That does not mean a Matrix replacement is trivial. Even a comparatively simple side window has to match the correct curvature, thickness, and tint level for the specific door and model year. Front door glass, rear door glass, and the small fixed quarter glass are not interchangeable, and left and right sides differ. Some Matrix windows may carry factory tint, and the rear privacy glass on certain configurations is darker than the front. Getting these details right is the difference between a window that disappears into the door and one that whistles, binds, or leaks.
What the Matrix Generally Does Not Have
Compared to modern EVs and luxury vehicles, the Matrix typically avoids the most complicated door-glass features. It generally relies on tempered side glass rather than acoustic laminated side windows, it uses framed doors rather than frameless ones, and it does not bury cameras or proximity sensors in the door openings. This is good news for owners: it usually keeps sourcing simpler and fitment more predictable. But it is precisely the contrast with premium vehicles that explains why those replacements deserve special attention.

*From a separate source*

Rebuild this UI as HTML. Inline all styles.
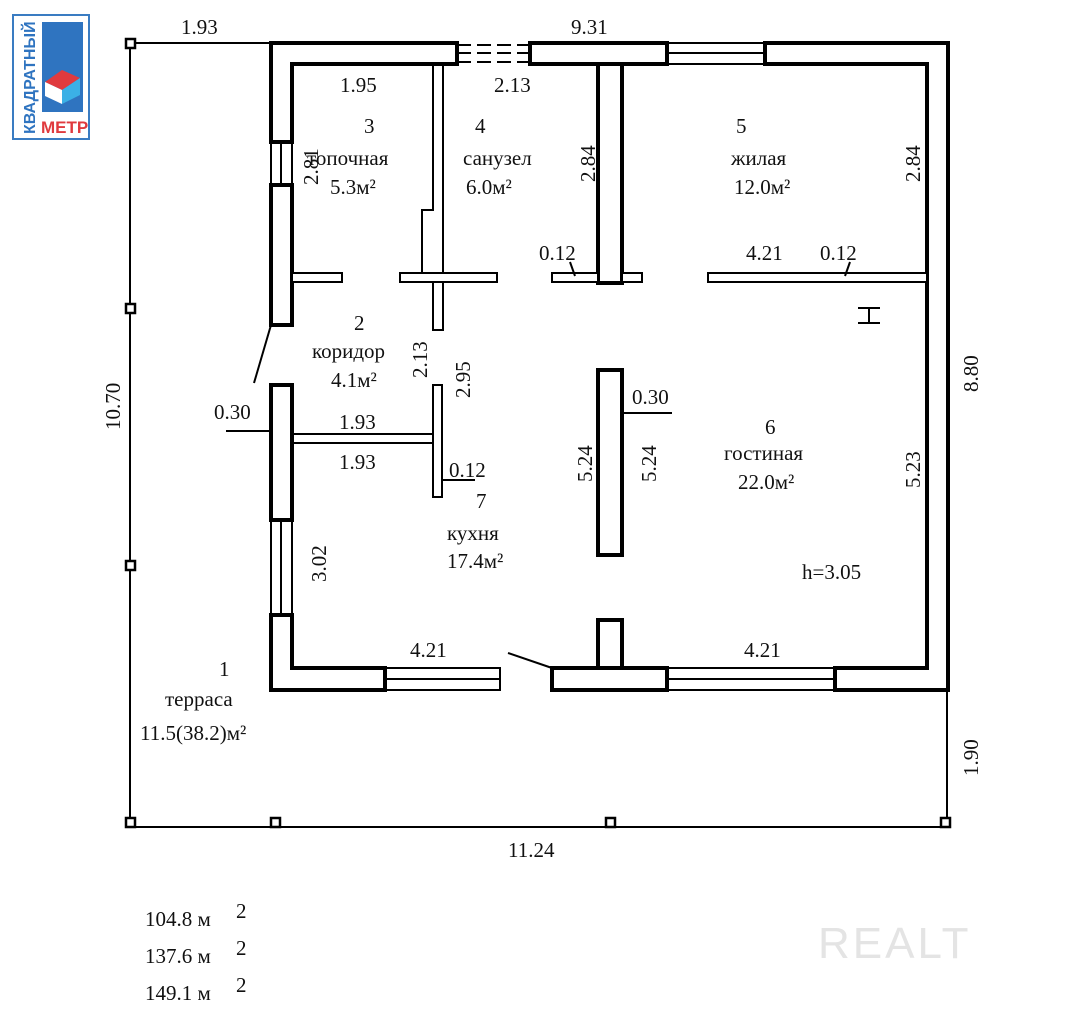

What Makes EV and Luxury Door Glass So Different
When you step up to electric vehicles and luxury trims, door glass stops being a simple pane and becomes an engineered system. Several features, often combined in a single window, raise the bar for sourcing and installation. Here is where the real complexity lives.
Acoustic Laminated Glass From the Factory
Standard side windows are usually tempered glass — a single hardened layer designed to shatter into small, blunt pieces for safety. Many EVs and luxury cars instead use acoustic laminated glass in the doors. Laminated glass sandwiches a thin interlayer between two glass plies, and the acoustic version uses a sound-damping interlayer tuned to block road, wind, and (in EVs especially) the high-frequency noises that an electric drivetrain makes more noticeable because there is no engine to mask them.
This matters for replacement because acoustic laminated door glass looks similar to ordinary tempered glass but performs very differently. Install a plain tempered pane where the factory used acoustic laminated glass, and the cabin gets louder, the door may feel different when it closes, and the owner loses a feature they paid for. Verifying the acoustic specification before ordering is essential, and it is one reason premium door glass takes more care to source.
Frameless Doors and Precise Channel Alignment
Luxury coupes, performance sedans, and many EVs use frameless door designs, where the glass rises above the door's sheet metal with no surrounding frame. It is a clean, elegant look, but it places enormous demands on alignment. With no frame to guide it, the glass itself must seat perfectly against the body's weatherstrip every time the door closes, and many of these vehicles use a clever "drop" function — the window lowers a fraction of an inch when you open the door and rises to seal when you close it.
Replacing frameless glass means dialing in the channel alignment, the up-and-down travel, and the seating angle with real precision. A few millimeters off, and the window won't seal against wind and water, the auto-drop timing falls out of sync, or the glass contacts the body and chips. This is meticulous work that simply does not apply to a framed door like the Matrix's — but it illustrates why premium installations can take longer and demand more expertise.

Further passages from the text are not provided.